Given the propensity of guards to abuse their power and engage in excessive use of force, it is only a matter of time before there is an incident involving the unjustified deployment of a Taser by MDOC staff against a prisoner.
That was the topic of a letter sent to Director Heyns from the Human Rights Defense Center (HRDC – the parent organization of Prison Legal News) on February 24, 2012.
The letter noted that PLN “has reported on the use of Tasers in the correctional setting for over two decades. We have, for example, reported cases in which pregnant prisoners miscarried after being Tasered; where prisoners were Tasered while restrained in handcuffs or restraint chairs; and where Tasers were used sadistically for the purpose of inflicting pain rather than being used to regain control or respond to incidents involving violence or the threat of violence.”

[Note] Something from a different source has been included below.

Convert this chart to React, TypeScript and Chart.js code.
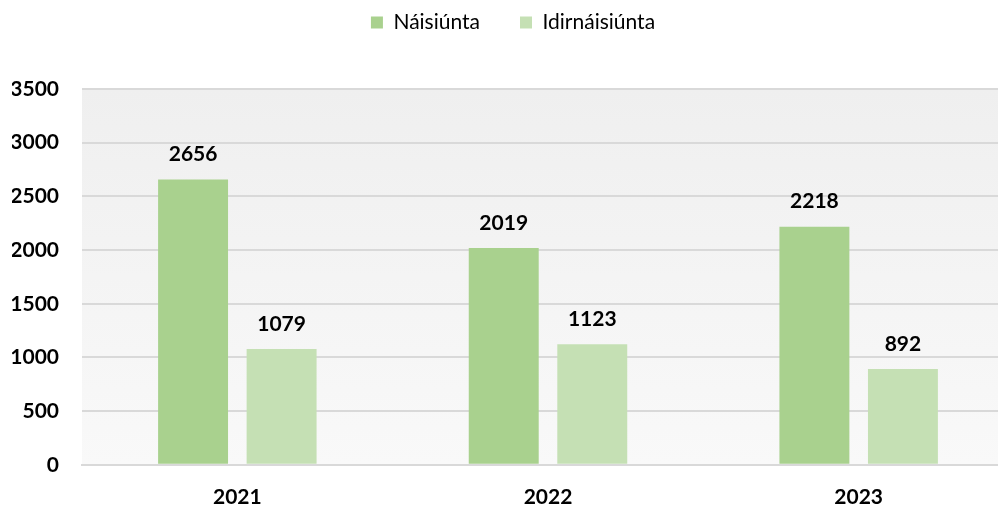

HRDC director Paul Wright noted, “Of particular concern is the deployment of Tasers against prisoners who are mentally ill, whose unruly behavior and inability to follow prison rules is a result of their mental health condition.” Further, MDOC employees “do not need another tool that causes pain in order to gain compliance, such as Tasers, but there rather needs to be a systemic change in the manner in which DOC staff members interact with prisoners – particularly those who are mentally ill.”
The letter concluded, “We submit that a better use of resources for the Michigan DOC would be training DOC employees in proper techniques for responding to disturbances and incidents involving prisoners with mental health conditions, so as to minimize the use of force – rather than deploying Tasers, which simply adds another type of force to the DOC’s arsenal that has the potential for abuse. The only way to ensure Tasers are not used in an abusive manner against prisoners is to ensure they are not made available to DOC employees.”
Director Heyns did not respond to the HRDC letter. Rather, according to a March 2012 press release from Taser International, the MDOC deemed the pilot program a great success and placed an order for 242 Taser X2s with video recorders, plus 3,783 Taser cartridges, at a cost of around $800,000.
“The recent implementation of the Taser X2s in the Michigan Department of Corrections, although recent, has shown a huge decrease in staff and prisoner injuries,” said Mize. “We have every intention of utilizing them in the majority of our facilities to help control combative and aggressive prisoners.”